The cover art is spectacular and was created by bandmate Shane Rogers. A bee hovering near the speaker of an old 1920's Victrola is certainly an exquisite image. What one needs to imagine is that the crackling and hissing music pouring from the painted metal speaker is probably Guthrie's 1940's hit "This Land Is Your Land." At least that's my story and I am sticking to it.

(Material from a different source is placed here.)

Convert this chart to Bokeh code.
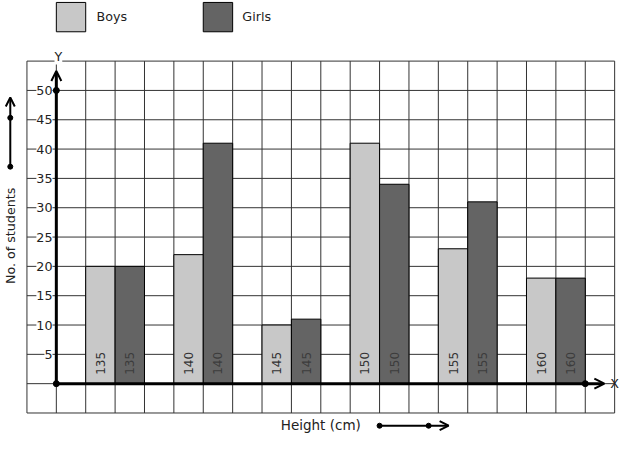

The Bee Children brood is comprised of the extremely gifted John Collins (acoustic guitar, bass, vocals) whose lyrics and vision keep the bees buzzing away. Sarah Gates (acoustic guitar, vocals) is an experienced singer-songwriter fashioned in the Boston area, her voice and lead guitar are quite a tuneful tally indeed. Singer Sarah Todd, a native of Vermont, delights with her voice on two of my favorites Unfrozen & Vinegar. Her vocal techniques are reminiscent of a young Astrud Gilberto from The Girl from Ipanema fame. Jon Dufore (electric guitar) is a native of Norfolk, NY and a graduate of Musician's Institute in Hollywood, can be heard electrifying such tunes as Veranophonic, United Colors, and Righteous Man. Shane Rogers (keyboards, percussion, vocals) has played in a wide variety of bands throughout the North Country including Love Insurgency and Raven. Terry DuBray (bass, vocals) spent several years touring the countryside as a musician and Don Burlingame (drums), inspired by Buddy rich, has been hitting the skins for over 40 years. All of this seasoned talent rounds out the innovative Veranophonic sound and their talents as musicians are quite evident in this heterogeneous studio wonder. Bright, innovative arrangements are brilliantly captured at the studios of North Country Public Radio (NCPR) and mastered at Treelady Studios in Pittsburgh, Pennsylvania. Veranophonic also features contributions from original member Traci Fordham, Miguel Hernandez, and NCPR's David Sommerstein, host of the ever popular "The Beat Authority".